- Born: 1946 (age 79–80) Msida, Malta
- Education: University of Malta California Miramar University
- Occupation: Philosophy

= Josephine Gatt Ciancio =

Maltese social scientist and philosopher

Josephine Gatt Ciancio (born 1946) is a Maltese social scientist, and minor philosopher. In philosophy she is mostly interested in Possible-world theories.

==Life==
Gatt Ciancio was born at Msida, Malta, in 1946. She studied at the University of Malta, from who acquired a Bachelor of Arts in Maltese Language, English Language, and Mediterranean Studies (1973). She also studied at the California Miramar University in Los Angeles, California, United States. From here she acquired a Master's degree in Science with a major in Neuroscience. She also conducted studies in Social Democracy and Political Economy. In 1967 Gatt Ciancio began teaching in Malta at a primary level, and in 1969 proceeded to teach on a secondary level (till 1975). Later she taught at the sixth level of education (1976). Somewhat active in party politics with the Labour Party in Malta, in 1989 she edited the pages reserved for the political affairs of women in weekly paper of the General Workers Union, It-Torca (under the pseudonym 'Anna'). Between 1991 and 1993 she was Co-ordinator of the Adult Education programme of the Guzè Ellul Mercer Foundation.

==Works==
Though the published works of Gatt Ciancio are few, together with philosophical argumentation they might be considered as explorations into what might be possible and even beyond. Her main interests in her works are of a social and political nature, very often connecting to the concept of an undivided world with no frontiers. Her main publications are the following:

- 1977 - Power to the Man in the Street.
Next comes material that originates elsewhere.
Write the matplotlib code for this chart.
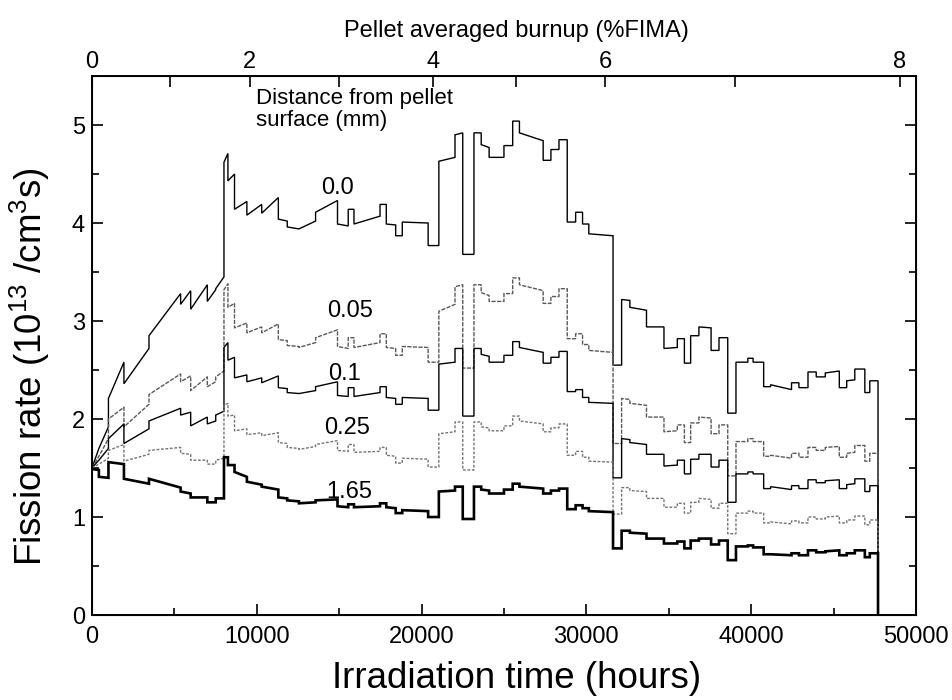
import matplotlib
matplotlib.use("Agg")
import matplotlib.pyplot as plt
from matplotlib.ticker import MultipleLocator, FixedLocator, NullFormatter

plt.rcParams['font.family'] = ['Liberation Sans', 'DejaVu Sans']
plt.rcParams['mathtext.fontset'] = 'custom'
plt.rcParams['mathtext.rm'] = 'Liberation Sans'
plt.rcParams['mathtext.it'] = 'Liberation Sans:italic'

# ---------------- data ----------------
# time edges of the irradiation steps (hours)
t_edges = [0, 420, 1000, 1940, 3460, 5380, 5990, 7000, 7510, 8010,
           8250, 8650, 9400, 10300, 11310, 11850, 12560, 13570, 14900, 15550,
           15900, 17480, 17860, 18430, 18830, 20400, 21050, 22030, 22500, 23180,
           23620, 24100, 25000, 25530, 25940, 27380, 27850, 28340, 28840, 29350,
           29770, 30150, 31620, 32140, 32640, 33650, 34710, 35520, 35950, 36330,
           36830, 37570, 38050, 38580, 39080, 39800, 40120, 40760, 41180, 42450,
           42900, 43450, 43950, 44500, 45350, 45800, 46290, 46900, 47200, 47700]

# (value at start of step, value at end of step), 10^13 /cm3 s
rate_000 = [(1.50, 1.70), (1.70, 1.92), (2.21, 2.58), (2.36, 2.72), (2.85, 3.28), (3.17, 3.31), (3.12, 3.37), (3.20, 3.32), (3.33, 3.45),
            (4.62, 4.71), (4.43, 4.50), (4.14, 4.22), (4.08, 4.19), (4.10, 4.26), (4.04, 4.02), (3.96, 3.94), (3.94, 4.02), (4.11, 4.23), (3.99, 3.97),
            (4.14, 4.14), (3.99, 4.07), (4.19, 4.19), (3.99, 3.98), (3.87, 3.87), (4.01, 4.00),
            (3.77, 3.77), (4.63, 4.67), (4.90, 4.92), (3.68, 3.68), (4.92, 4.92), (4.80, 4.77), (4.67, 4.67), (4.79, 4.79), (5.04, 5.04),
            (4.92, 4.84), (4.64, 4.64), (4.75, 4.75), (4.85, 4.85), (4.01, 4.01), (4.11, 4.11), (3.99, 3.99), (3.89, 3.87), (2.55, 2.55),
            (3.22, 3.21), (3.14, 3.11), (2.94, 2.94), (2.72, 2.73), (2.82, 2.82), (2.57, 2.57), (2.85, 2.85), (2.94, 2.93), (2.70, 2.70),
            (2.83, 2.83), (2.06, 2.06), (2.58, 2.58), (2.62, 2.62), (2.58, 2.58), (2.33, 2.33), (2.35, 2.30), (2.37, 2.37), (2.32, 2.32),
            (2.48, 2.48), (2.43, 2.43), (2.47, 2.49), (2.32, 2.32), (2.39, 2.40), (2.51, 2.51), (2.27, 2.27), (2.39, 2.39)]

rate_005 = [(1.50, 1.62), (1.62, 1.80), (2.00, 2.12), (1.92, 2.15), (2.25, 2.46), (2.38, 2.44), (2.29, 2.43), (2.33, 2.38), (2.43, 2.49),
            (3.32, 3.38), (3.14, 3.18), (2.93, 2.98), (2.88, 2.94), (2.88, 2.97), (2.81, 2.80), (2.75, 2.74), (2.73, 2.78), (2.83, 2.91), (2.74, 2.72),
            (2.83, 2.83), (2.73, 2.78), (2.87, 2.87), (2.73, 2.72), (2.65, 2.65), (2.74, 2.73),
            (2.58, 2.58), (3.10, 3.17), (3.35, 3.37), (2.52, 2.52), (3.37, 3.37), (3.29, 3.26), (3.20, 3.20), (3.28, 3.28), (3.44, 3.44),
            (3.37, 3.31), (3.18, 3.18), (3.25, 3.25), (3.33, 3.33), (2.82, 2.82), (2.87, 2.87), (2.76, 2.76), (2.70, 2.68), (1.75, 1.75),
            (2.21, 2.20), (2.16, 2.14), (2.02, 2.02), (1.87, 1.88), (1.94, 1.94), (1.76, 1.76), (1.96, 1.96), (2.02, 2.01), (1.85, 1.85),
            (1.94, 1.94), (1.42, 1.42), (1.77, 1.77), (1.80, 1.80), (1.77, 1.77), (1.62, 1.62), (1.63, 1.60), (1.65, 1.65), (1.61, 1.61),
            (1.71, 1.71), (1.68, 1.68), (1.71, 1.72), (1.61, 1.61), (1.65, 1.66), (1.73, 1.73), (1.57, 1.57), (1.65, 1.65)]

rate_010 = [(1.50, 1.58), (1.58, 1.70), (1.80, 1.95), (1.75, 1.90), (1.98, 2.11), (2.04, 2.07), (1.93, 2.02), (1.95, 1.98), (2.04, 2.08),
            (2.73, 2.78), (2.60, 2.63), (2.42, 2.45), (2.38, 2.42), (2.37, 2.44), (2.32, 2.31), (2.27, 2.26), (2.26, 2.29), (2.33, 2.38), (2.24, 2.23),
            (2.32, 2.32), (2.23, 2.27), (2.33, 2.33), (2.22, 2.21), (2.15, 2.15), (2.22, 2.21),
            (2.09, 2.09), (2.56, 2.58), (2.72, 2.72), (2.03, 2.03), (2.72, 2.72), (2.66, 2.64), (2.58, 2.58), (2.65, 2.65), (2.79, 2.79),
            (2.73, 2.68), (2.57, 2.57), (2.63, 2.63), (2.69, 2.69), (2.28, 2.28), (2.30, 2.30), (2.22, 2.22), (2.17, 2.16), (1.40, 1.40),
            (1.80, 1.79), (1.76, 1.74), (1.64, 1.64), (1.52, 1.53), (1.58, 1.58), (1.44, 1.44), (1.59, 1.59), (1.64, 1.64), (1.51, 1.51),
            (1.58, 1.58), (1.15, 1.15), (1.44, 1.44), (1.46, 1.46), (1.44, 1.44), (1.29, 1.29), (1.31, 1.28), (1.32, 1.32), (1.29, 1.29),
            (1.38, 1.38), (1.35, 1.35), (1.37, 1.38), (1.29, 1.29), (1.33, 1.34), (1.39, 1.39), (1.26, 1.26), (1.32, 1.32)]

rate_025 = [(1.50, 1.54), (1.54, 1.60), (1.68, 1.74), (1.57, 1.64), (1.68, 1.71), (1.65, 1.64), (1.58, 1.58), (1.54, 1.54), (1.58, 1.60),
            (2.14, 2.16), (2.03, 2.04), (1.88, 1.90), (1.84, 1.86), (1.83, 1.86), (1.76, 1.75), (1.71, 1.70), (1.69, 1.72), (1.74, 1.78), (1.68, 1.67),
            (1.74, 1.74), (1.66, 1.67), (1.71, 1.71), (1.63, 1.62), (1.55, 1.55), (1.60, 1.59),
            (1.51, 1.51), (1.85, 1.87), (1.97, 1.97), (1.48, 1.48), (1.97, 1.97), (1.92, 1.91), (1.88, 1.88), (1.93, 1.93), (2.03, 2.03),
            (1.98, 1.95), (1.87, 1.87), (1.91, 1.91), (1.95, 1.95), (1.63, 1.63), (1.67, 1.67), (1.61, 1.61), (1.57, 1.56), (1.03, 1.03),
            (1.30, 1.30), (1.27, 1.26), (1.19, 1.19), (1.10, 1.10), (1.14, 1.14), (1.04, 1.04), (1.15, 1.15), (1.19, 1.18), (1.09, 1.09),
            (1.14, 1.14), (0.83, 0.83), (1.04, 1.04), (1.06, 1.06), (1.04, 1.04), (0.94, 0.94), (0.95, 0.93), (0.96, 0.96), (0.94, 0.94),
            (1.00, 1.00), (0.98, 0.98), (1.00, 1.01), (0.94, 0.94), (0.97, 0.97), (1.01, 1.01), (0.92, 0.92), (0.97, 0.97)]

rate_165 = [(1.49, 1.48), (1.41, 1.40), (1.56, 1.54), (1.39, 1.34), (1.39, 1.30), (1.26, 1.24), (1.20, 1.20), (1.15, 1.15), (1.19, 1.19),
            (1.61, 1.61), (1.53, 1.53), (1.46, 1.41), (1.36, 1.33), (1.31, 1.28), (1.20, 1.19), (1.17, 1.16), (1.14, 1.15), (1.17, 1.18), (1.11, 1.10),
            (1.13, 1.13), (1.10, 1.11), (1.14, 1.14), (1.10, 1.09), (1.04, 1.04), (1.07, 1.06),
            (1.00, 1.00), (1.26, 1.27), (1.31, 1.31), (0.98, 0.98), (1.31, 1.31), (1.28, 1.27), (1.24, 1.24), (1.28, 1.28), (1.34, 1.34),
            (1.31, 1.29), (1.24, 1.24), (1.27, 1.27), (1.29, 1.29), (1.08, 1.08), (1.12, 1.12), (1.09, 1.09), (1.06, 1.05), (0.68, 0.68),
            (0.86, 0.86), (0.84, 0.83), (0.78, 0.78), (0.73, 0.73), (0.75, 0.75), (0.68, 0.68), (0.76, 0.76), (0.78, 0.78), (0.72, 0.72),
            (0.76, 0.76), (0.56, 0.56), (0.70, 0.70), (0.71, 0.71), (0.69, 0.69), (0.62, 0.62), (0.62, 0.61), (0.63, 0.63), (0.61, 0.61),
            (0.66, 0.66), (0.64, 0.64), (0.65, 0.66), (0.61, 0.61), (0.63, 0.63), (0.66, 0.66), (0.59, 0.59), (0.63, 0.63)]

series_labels = ['0.0', '0.05', '0.1', '0.25', '1.65']
label_x = [14870, 15650, 15350, 15470, 15600]
label_y = [4.36, 3.10, 2.46, 1.91, 1.26]

# top axis: pellet averaged burnup (%FIMA) vs irradiation hours
burnup_values = [0, 1, 2, 3, 4, 5, 6, 7, 8]
burnup_hours = [0, 4730, 9560, 14970, 20670, 25760, 31130, 39030, 49010]

x_ticks = [0, 10000, 20000, 30000, 40000, 50000]
y_ticks = [0, 1, 2, 3, 4, 5]


def vertices(edges, pairs):
    xs, ys = [], []
    for i, (s, e) in enumerate(pairs):
        xs += [edges[i], edges[i + 1]]
        ys += [s, e]
    xs.append(edges[len(pairs)])
    ys.append(0.0)
    return xs, ys


fig = plt.figure(figsize=(9.53, 7.0), dpi=100)
ax = fig.add_axes([0.0965, 0.1214, 0.8646, 0.770])

styles = [
    dict(color='black', lw=1.0, ls='-'),
    dict(color='0.35', lw=1.0, ls=(0, (3, 1))),
    dict(color='black', lw=1.0, ls='-'),
    dict(color='0.45', lw=1.0, ls=(0, (2, 1.2))),
    dict(color='black', lw=1.9, ls='-'),
]
for data, st in zip([rate_000, rate_005, rate_010, rate_025, rate_165], styles):
    xs, ys = vertices(t_edges, data)
    ax.plot(xs, ys, color=st['color'], lw=st['lw'], linestyle=st['ls'],
            solid_joinstyle='miter')

for lab, lx, ly in zip(series_labels, label_x, label_y):
    ax.text(lx, ly, lab, ha='center', va='center', fontsize=17)

ax.text(9950, 5.38, 'Distance from pellet\nsurface (mm)', ha='left', va='top',
        fontsize=16, linespacing=1.05)

ax.set_xlim(0, 50000)
ax.set_ylim(0, 5.5)
ax.xaxis.set_major_locator(FixedLocator(x_ticks))
ax.xaxis.set_minor_locator(MultipleLocator(5000))
ax.yaxis.set_major_locator(FixedLocator(y_ticks))
ax.yaxis.set_minor_locator(MultipleLocator(0.5))
ax.set_xticklabels([str(v) for v in x_ticks])
ax.set_yticklabels([str(v) for v in y_ticks])
ax.tick_params(axis='both', which='both', direction='in', top=False, right=True,
               labelsize=17, width=1.2)
ax.tick_params(axis='both', which='major', length=8)
ax.tick_params(axis='both', which='minor', length=5)
ax.tick_params(axis='x', pad=8)
ax.tick_params(axis='y', pad=5)
for sp in ax.spines.values():
    sp.set_linewidth(1.4)

ax.set_xlabel('Irradiation time (hours)', fontsize=26.5)
ax.xaxis.set_label_coords(0.515, -0.085)
ax.set_ylabel(r'Fission rate (10$^{13}$ /cm$^{3}$s)', fontsize=26.5)
ax.yaxis.set_label_coords(-0.048, 0.46)

ax2 = ax.twiny()
ax2.set_xlim(0, 50000)
major_h = [h for b, h in zip(burnup_values, burnup_hours) if b % 2 == 0]
major_b = [b for b in burnup_values if b % 2 == 0]
minor_h = [h for b, h in zip(burnup_values, burnup_hours) if b % 2 == 1]
ax2.xaxis.set_major_locator(FixedLocator(major_h))
ax2.set_xticklabels([str(b) for b in major_b])
ax2.xaxis.set_minor_locator(FixedLocator(minor_h))
ax2.xaxis.set_minor_formatter(NullFormatter())
ax2.tick_params(axis='x', which='both', direction='in', length=8, width=1.2,
                labelsize=17, pad=2)
ax2.set_xlabel('Pellet averaged burnup (%FIMA)', fontsize=17)
ax2.xaxis.set_label_coords(0.515, 1.072)

fig.savefig('out.png', dpi=100)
A 62-page book published in Malta, which, in its speculative projection, is quite ambitious, for not only does it uphold a political theory but furthermore proposes an interesting political programme. Essentially, Gatt Ciancio puts forward the possibility of future world unity based on the emancipation of so-called 'superdwarf' humans. This will create a peaceful, fraternal and laborious people. This type of human being will be motivated to improve humankind's cultural levels for pure intellectual pleasure. The 'superdwarf' people will prolong life, perhaps even through a form of 'materialistic immortality'.
- 1992 - Tomorrow We Shall Be Here. A 94-page book published in Malta which is basically a novel. In it Gatt Ciancio imagines a future world in which, though advanced socially and technologically, is still plagued with party revelry, corruption and political religion. Through difficult situations, hope is found in education, especially through communication.